Being a teenager can be a tough time.
Your body is changing, and so is your mind. You are searching for independence, but still need the support of your family. All of this can be difficult to navigate, and can be even harder if you are also coming out for the first time.
Unfortunately, an all too common reality for many young LGBTQ2S youth, is a rejection by their families. Many times this means being forced to live on the streets.
This is a huge issue across Canada.
According to research from coast to coast, about 14 per cent of young Canadians identify as LGBT, but they make up 40 per cent of the number of youth living on our streets.
Alex Abramovich is a researcher at the Centre for Addiction and Mental Health (CAMH). He explained in an interview with the Huffington Post that LGBT youth become homeless for much of the same reasons as other young people, but when you add LGBT identity into the mix, the severity of these reasons can multiply. This can include family conflict, abuse, mental health issues and addiction.
Shelters can become the only option, but these are not always safe for LGBTQ2S youth.

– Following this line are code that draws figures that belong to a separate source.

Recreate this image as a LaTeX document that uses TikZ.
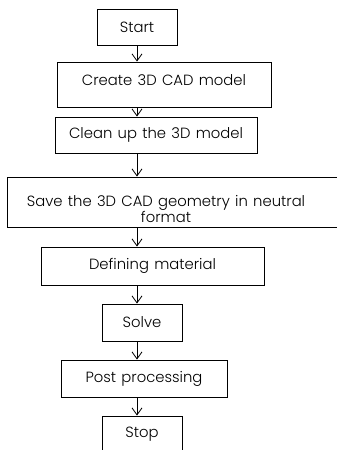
\documentclass[tikz,border=0pt]{standalone}
\usepackage{fontspec}
\setmainfont{Poppins}[UprightFont=* Light, WordSpace=1.3]
\usetikzlibrary{arrows.meta}
\begin{document}
\begin{tikzpicture}[x=1pt,y=-1pt,
  txt/.style={inner sep=0pt, align=center, font=\fontsize{14.8}{15}\selectfont},
  box/.style={txt, draw=black, line width=0.9pt},
  arr/.style={draw=black, line width=0.8pt, -{Straight Barb[length=7pt,width=10pt]}}]
\useasboundingbox (0,0) rectangle (337,450);
\clip (0,0) rectangle (337,450);
\node[box, minimum width=80pt, minimum height=36pt] (start) at (137,27) {Start};
\node[box, minimum width=214pt, minimum height=45pt] (create) at (164,84.5) {\raisebox{4.5pt}[\height][\depth]{Create 3D CAD model}};
\node[box, minimum width=202pt, minimum height=36pt] (clean) at (156,135) {Clean up the 3D model};
\node[box, minimum width=338pt, minimum height=50pt] (save) at (176,202) {};
\node[txt] (savetext) at (166,209) {Save the 3D CAD geometry in neutral\\format};
\node[box, minimum width=223pt, minimum height=38pt] (define) at (152.5,266) {Defining material};
\node[box, minimum width=80pt, minimum height=37pt] (solve) at (142,322.5) {Solve};
\node[box, minimum width=166pt, minimum height=37pt] (post) at (144,378.5) {Post processing};
\node[box, minimum width=80pt, minimum height=36pt] (stop) at (142,434) {Stop};
\coordinate (ax) at (137,0);
\draw[arr] (start.south -| ax) -- (create.north -| ax);
\draw[arr] (create.south -| ax) -- (clean.north -| ax);
\draw[arr] (clean.south -| ax) -- (save.north -| ax);
\draw[arr] (save.south -| ax) -- (define.north -| ax);
\draw[arr] (define.south -| ax) -- (solve.north -| ax);
\draw[arr] (solve.south -| ax) -- (post.north -| ax);
\draw[arr] (post.south -| ax) -- (stop.north -| ax);
\end{tikzpicture}
\end{document}
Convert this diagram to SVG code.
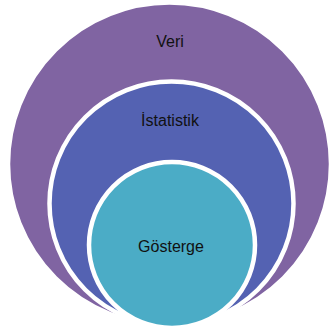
<svg xmlns="http://www.w3.org/2000/svg" width="331" height="336" viewBox="0 0 331 336">
<style>
.c{stroke:#fff;stroke-width:4.5}
.t{font-family:"Liberation Sans","Open Sans",sans-serif;font-size:16px;fill:#111;text-anchor:middle}
</style>
<rect width="331" height="336" fill="#fff"/>
<g id="veri">
<circle class="c" cx="169.5" cy="164" r="161.5" fill="#8064A2"/>
<text class="t" x="170" y="47">Veri</text>
</g>
<g id="istatistik">
<circle class="c" cx="171.5" cy="203.5" r="122" fill="#5462B2"/>
<text class="t" x="170" y="126">İstatistik</text>
</g>
<g id="gosterge">
<circle class="c" cx="172" cy="245" r="83" fill="#4BACC6"/>
<text class="t" x="171" y="252">Gösterge</text>
</g>
<g id="connectors"/>
</svg>
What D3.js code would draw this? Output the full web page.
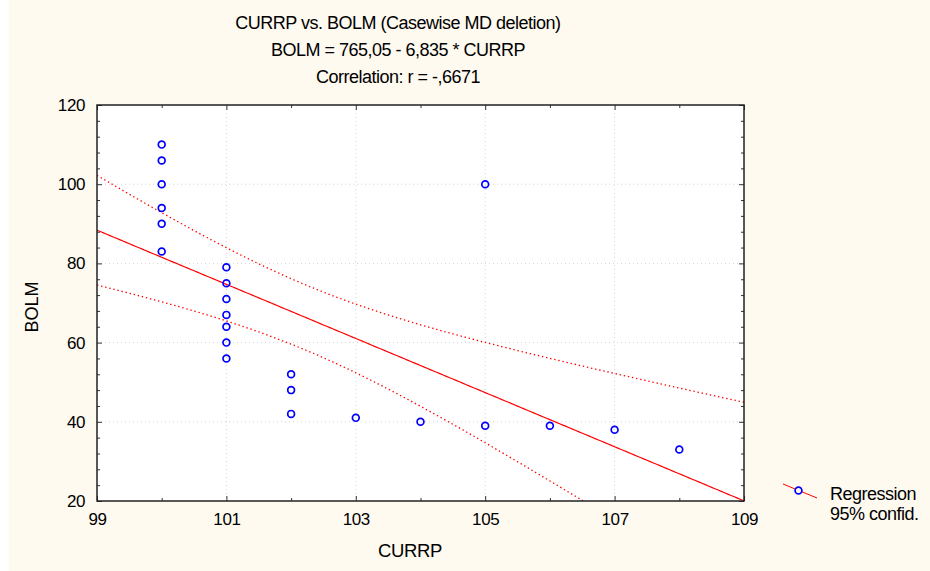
<!DOCTYPE html>
<html>
<head>
<meta charset="utf-8">
<script src="https://cdn.jsdelivr.net/npm/d3@7"></script>
<style>
  html, body { margin: 0; padding: 0; background: #ffffff; }
  svg { display: block; }
  text { font-family: "Liberation Sans", Arial, sans-serif; fill: #000; }
</style>
</head>
<body>
<svg id="chart" width="930" height="571"></svg>
<script>
// ---- Data ----
const currp = [100,100,100,100,100,100, 101,101,101,101,101,101,101, 102,102,102, 103, 104, 105,105, 106, 107, 108];
const bolm  = [110,106,100,94,90,83,   79,75,71,67,64,60,56,        52,48,42,    41,  40,  100,39,  39,  38,  33];
const xTicks = [99,101,103,105,107,109];
const yTicks = [20,40,60,80,100,120];
const xMinor = [100,102,104,106,108];
const yMinor = [24,28,32,36,44,48,52,56,64,68,72,76,84,88,92,96,104,108,112,116];
const titleLines = ["CURRP vs. BOLM (Casewise MD deletion)", "BOLM = 765,05 - 6,835 * CURRP", "Correlation: r = -,6671"];
const regIntercept = 765.05, regSlope = -6.835;
const legendLabels = ["Regression", "95% confid."];

// ---- Layout ----
const W = 930, H = 571;
const plot = {left: 97, top: 105, right: 744, bottom: 501};
const svg = d3.select("#chart");

svg.append("rect").attr("x", 0).attr("y", 0).attr("width", W).attr("height", H).attr("fill", "#ffffff");
svg.append("rect").attr("x", 9).attr("y", 0).attr("width", W - 9).attr("height", H).attr("fill", "#fffaf0");

const x = d3.scaleLinear().domain([99, 109]).range([plot.left, plot.right]);
const y = d3.scaleLinear().domain([20, 120]).range([plot.bottom, plot.top]);

svg.append("rect").attr("x", plot.left).attr("y", plot.top)
  .attr("width", plot.right - plot.left).attr("height", plot.bottom - plot.top).attr("fill", "#ffffff");

// grid
const grid = svg.append("g");
grid.selectAll(".gx").data(xTicks.slice(1, -1)).join("line")
  .attr("x1", d => x(d)).attr("x2", d => x(d)).attr("y1", plot.top).attr("y2", plot.bottom)
  .attr("stroke", "#d4d4d4").attr("stroke-width", 1).attr("stroke-dasharray", "1,3");
grid.selectAll(".gy").data(yTicks.slice(1, -1)).join("line")
  .attr("y1", d => y(d)).attr("y2", d => y(d)).attr("x1", plot.left).attr("x2", plot.right)
  .attr("stroke", "#d4d4d4").attr("stroke-width", 1).attr("stroke-dasharray", "1,3");

// regression + confidence bands
const n = currp.length;
const mx = d3.mean(currp);
const sxx = d3.sum(currp, v => (v - mx) ** 2);
const sse = d3.sum(currp, (v, i) => (bolm[i] - (regIntercept + regSlope * v)) ** 2);
const s = Math.sqrt(sse / (n - 2));
const tCrit = 2.0796; // t(0.975, 21)
const xs = d3.range(0, 201).map(i => 99 + i * 0.05);
const fit = v => regIntercept + regSlope * v;
const half = v => tCrit * s * Math.sqrt(1 / n + (v - mx) ** 2 / sxx);

svg.append("clipPath").attr("id", "clip").append("rect")
  .attr("x", plot.left).attr("y", plot.top).attr("width", plot.right - plot.left).attr("height", plot.bottom - plot.top);
const lines = svg.append("g").attr("clip-path", "url(#clip)");
const lineGen = f => d3.line().x(v => x(v)).y(v => y(f(v)))(xs);
lines.append("path").attr("d", lineGen(v => fit(v) + half(v)))
  .attr("fill", "none").attr("stroke", "#ff0000").attr("stroke-width", 1.3).attr("stroke-dasharray", "1.4,2.8");
lines.append("path").attr("d", lineGen(v => fit(v) - half(v)))
  .attr("fill", "none").attr("stroke", "#ff0000").attr("stroke-width", 1.3).attr("stroke-dasharray", "1.4,2.8");
lines.append("path").attr("d", lineGen(fit))
  .attr("fill", "none").attr("stroke", "#ff0000").attr("stroke-width", 1.2);

// points
svg.append("g").selectAll("circle").data(currp).join("circle")
  .attr("cx", d => x(d)).attr("cy", (d, i) => y(bolm[i])).attr("r", 3.4)
  .attr("fill", "none").attr("stroke", "#0000ff").attr("stroke-width", 1.7);

// axes
function styleAxis(g) {
  g.select(".domain").remove();
  g.selectAll(".tick line").attr("stroke", "#333");
  g.selectAll(".tick text").attr("font-size", 17).attr("letter-spacing", -0.4)
    .attr("font-family", "Liberation Sans, Arial, sans-serif").attr("fill", "#000");
}
svg.append("g").attr("transform", `translate(0,${plot.bottom})`)
  .call(d3.axisBottom(x).tickValues(xTicks).tickFormat(d3.format("d")).tickSize(-5).tickPadding(12))
  .call(styleAxis);
svg.append("g").attr("transform", `translate(0,${plot.bottom})`)
  .call(d3.axisBottom(x).tickValues(xMinor).tickFormat("").tickSize(-3)).call(styleAxis);
svg.append("g").attr("transform", `translate(0,${plot.top})`)
  .call(d3.axisTop(x).tickValues(xTicks).tickFormat("").tickSize(-5)).call(styleAxis);
svg.append("g").attr("transform", `translate(0,${plot.top})`)
  .call(d3.axisTop(x).tickValues(xMinor).tickFormat("").tickSize(-3)).call(styleAxis);
svg.append("g").attr("transform", `translate(${plot.left},0)`)
  .call(d3.axisLeft(y).tickValues(yTicks).tickFormat(d3.format("d")).tickSize(-5).tickPadding(12))
  .call(styleAxis);
svg.append("g").attr("transform", `translate(${plot.left},0)`)
  .call(d3.axisLeft(y).tickValues(yMinor).tickFormat("").tickSize(-3)).call(styleAxis);
svg.append("g").attr("transform", `translate(${plot.right},0)`)
  .call(d3.axisRight(y).tickValues(yTicks).tickFormat("").tickSize(-5)).call(styleAxis);
svg.append("g").attr("transform", `translate(${plot.right},0)`)
  .call(d3.axisRight(y).tickValues(yMinor).tickFormat("").tickSize(-3)).call(styleAxis);

// frame
svg.append("rect").attr("x", plot.left).attr("y", plot.top)
  .attr("width", plot.right - plot.left).attr("height", plot.bottom - plot.top)
  .attr("fill", "none").attr("stroke", "#222").attr("stroke-width", 1.5);

// titles
svg.append("g").selectAll("text").data(titleLines).join("text")
  .attr("x", 398).attr("y", (d, i) => 28.5 + i * 27.3)
  .attr("text-anchor", "middle").attr("font-size", 18).attr("letter-spacing", -0.5).text(d => d);

// axis titles
svg.append("text").attr("x", 410).attr("y", 557).attr("text-anchor", "middle")
  .attr("font-size", 18.5).attr("letter-spacing", -0.4).text("CURRP");
svg.append("text").attr("transform", `translate(38,${(plot.top + plot.bottom) / 2 + 4}) rotate(-90)`)
  .attr("text-anchor", "middle").attr("font-size", 18).text("BOLM");

// legend
const lg = svg.append("g");
lg.append("line").attr("x1", 783).attr("y1", 484).attr("x2", 817).attr("y2", 498)
  .attr("stroke", "#ff0000").attr("stroke-width", 1);
lg.append("circle").attr("cx", 798.5).attr("cy", 490.5).attr("r", 3.4)
  .attr("fill", "#fffaf0").attr("stroke", "#0000ff").attr("stroke-width", 1.7);
lg.selectAll("text").data(legendLabels).join("text")
  .attr("x", 830).attr("y", (d, i) => 500 + i * 19.5)
  .attr("font-size", 18).attr("letter-spacing", -0.5).text(d => d);
</script>
</body>
</html>
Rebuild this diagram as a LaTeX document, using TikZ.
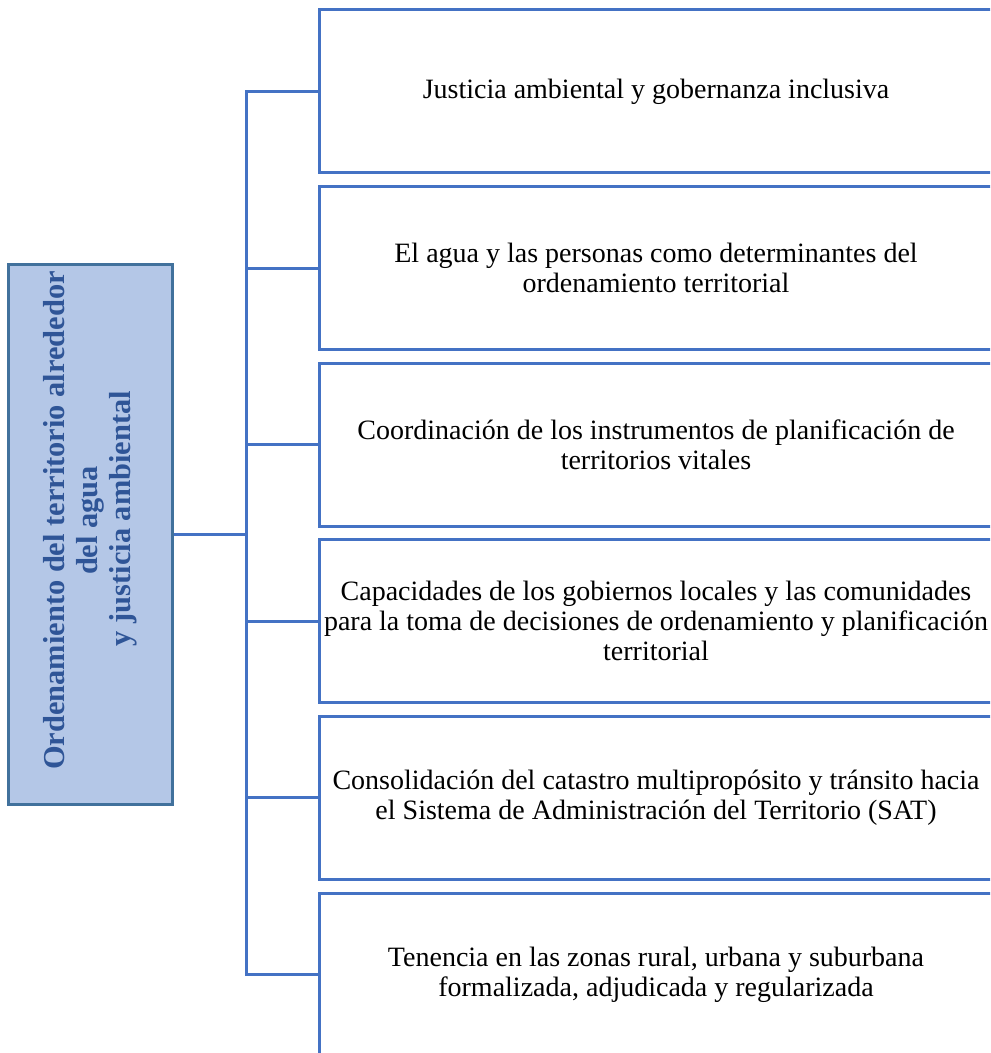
\documentclass[tikz,border=0pt]{standalone}
\usepackage{fontspec}
\setmainfont{Liberation Serif}
\usetikzlibrary{positioning}
\definecolor{boxblue}{HTML}{4472C4}
\definecolor{rootfill}{HTML}{B4C7E7}
\definecolor{rootline}{HTML}{41719C}
\definecolor{roottext}{HTML}{2F5597}

\begin{document}
\begin{tikzpicture}[x=0.5pt,y=-0.5pt,line join=miter,
        item/.style={draw=boxblue,line width=1.5pt,minimum width=337pt,minimum height=81.5pt,
                inner sep=0pt,align=center,font=\fontsize{14}{15}\selectfont},
        link/.style={draw=boxblue,line width=1.5pt}]
        \useasboundingbox (0,0) rectangle (990,1053);
        \clip (0,0) rectangle (990,1053);

        % root box, text reads upwards and sits a bit above the middle
        \node[fill=rootfill,draw=rootline,line width=1.5pt,rotate=90,minimum width=268.5pt,
                minimum height=82pt,align=center,text=roottext,
                font=\bfseries\fontsize{15.2}{16.5}\selectfont] (root) at (90,534.5)
                {\hspace*{14pt}Ordenamiento del territorio alrededor\\ \hspace*{14pt}del agua\\ \hspace*{16pt}y justicia ambiental};
        \coordinate (trunk) at ([xshift=36.5pt]root.south);

        % the six lines of action
        \node[item] (b1) at (656,91.5) {Justicia ambiental y gobernanza inclusiva};
        \node[item,below=5.3pt of b1] (b2) {El agua y las personas como determinantes del\\ ordenamiento territorial};
        \node[item,below=5.3pt of b2] (b3) {Coordinación de los instrumentos de planificación de\\ territorios vitales};
        \node[item,below=5.3pt of b3] (b4) {Capacidades de los gobiernos locales y las comunidades\\ para la toma de decisiones de ordenamiento y planificación\\ territorial};
        \node[item,below=5.3pt of b4] (b5) {Consolidación del catastro multipropósito y tránsito hacia\\ el Sistema de Administración del Territorio (SAT)};
        \node[item,below=5.3pt of b5] (b6) {Tenencia en las zonas rural, urbana y suburbana\\ formalizada, adjudicada y regularizada};

        \draw[link] (root.south) -- (trunk);
        \draw[link] (b1.west) -- (trunk |- b1.west) -- (trunk |- b6.west) -- (b6.west);
        \foreach \i in {2,...,5}
                \draw[link] (trunk |- b\i.west) -- (b\i.west);

\end{tikzpicture}
\end{document}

They face emotional and physical violence from non-LGBTQ2S individuals in the shelter, and sometimes even from staff.
“Hate crimes against the LGBTQ community are the most violent of any hate crime and we know that these are youth-based crimes,” Helen Kennedy, executive director of Egale Canada, told CBC News.
But organizations and governments are starting to make some much-needed changes.
Toronto will be home to Canada’s first federally funded emergency and transitional housing facility for LGBT youth in 2019. The Salvation Army opened a new spacefor homeless members of the LGBT community in Winnipeg. OUTSaskatoon has opened the first long-term LGBTQ youth home in Canada for individuals at risk of homelessness called Pride Home.
And Alberta has been taking steps since 2015.
Alberta became the first province to adopt a provincial strategy on LGBTQ2S youth homelessness. In 2017 the provincial government announced new guidelines for shelters, following through on key recommendations made by Abramovich at CAMH.
While change is being made, there is still much work to do across the country. LGBTQ2S homeless youth need our support and provinces need to do more to address the serious issues they face.